En el centro de la liturgia de la Palabra de este domingo está una expresión del profeta Oseas, que Jesús retoma en el Evangelio: «Quiero amor y no sacrificios, conocimiento de Dios más que holocaustos» (Os 6, 6). Se trata de una palabra clave, una de las palabras que nos introducen en el corazón de la Sagrada Escritura. El contexto, en el que Jesús la hace suya, es la vocación de Mateo, de profesión "publicano", es decir, recaudador de impuestos por cuenta de la autoridad imperial romana; por eso mismo, los judíos lo consideraban un pecador público. Después de llamarlo precisamente mientras estaba sentado en el banco de los impuestos —ilustra bien esta escena un celebérrimo cuadro de Caravaggio—, Jesús fue a su casa con los discípulos y se sentó a la mesa junto con otros publicanos. A los fariseos escandalizados, les respondió: «No necesitan médico los sanos, sino los enfermos. (...) No he venido a llamar a los justos, sino a los pecadores» (Mt 9, 12-13). El evangelista san Mateo, siempre atento al nexo entre el Antiguo y el Nuevo Testamento, en este momento pone en los labios de Jesús la profecía de Oseas: «Id y aprended lo que significa: "Misericordia quiero y no sacrificios"».
Es
tal la importancia de esta expresión del profeta, que el Señor la cita
nuevamente en otro contexto, a propósito de la observancia del sábado
(cf. Mt 12, 1-8). También en este caso, Jesús asume la
responsabilidad de la interpretación del precepto, revelándose como
"Señor" de las mismas instituciones legales. Dirigiéndose a los
fariseos, añade: «Si comprendierais lo que significa: "Misericordia quiero
y no sacrificios", no condenaríais a personas sin culpa» (Mt 12,
7). Por tanto, Jesús, el Verbo hecho hombre, "se reconoció", por
decirlo así, plenamente en este oráculo de Oseas; lo hizo suyo con todo el
corazón y lo realizó con su comportamiento, incluso a costa de herir la
susceptibilidad de los jefes de su pueblo.

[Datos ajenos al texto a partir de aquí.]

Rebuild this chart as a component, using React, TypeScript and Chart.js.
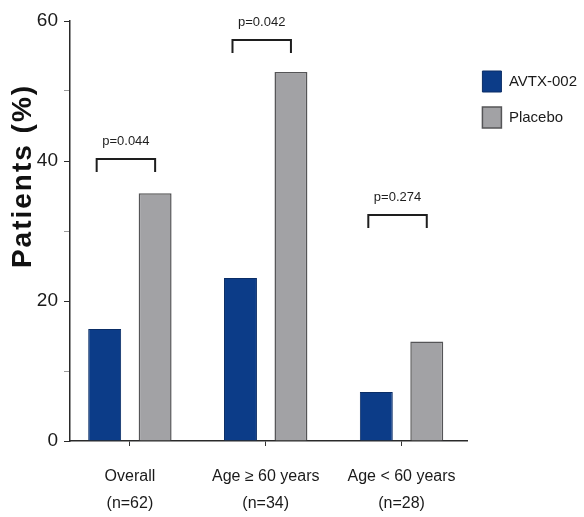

Esta palabra de Dios nos ha llegado,
a través de los Evangelios, como una de las síntesis de todo el mensaje
cristiano: la verdadera religión consiste en el amor a Dios y al
prójimo. Esto es lo que da valor al culto y a la práctica de
los preceptos.
Dirigiéndonos
ahora a la Virgen María, pidamos por su intercesión vivir siempre en la alegría
de la experiencia cristiana. Que la Virgen, Madre de la Misericordia, suscite
en nosotros sentimientos de abandono filial a Dios, que es misericordia
infinita; que ella nos ayude a hacer nuestra la oración que san Agustín formula
en un famoso pasaje de sus Confesiones: «¡Señor, ten
misericordia de mí! Mira que no oculto mis llagas. Tú eres el médico; yo soy el
enfermo. Tú eres misericordioso; yo, lleno de miseria. (...) Toda mi esperanza
está puesta únicamente en tu gran misericordia» (X, 28. 39; 29. 40).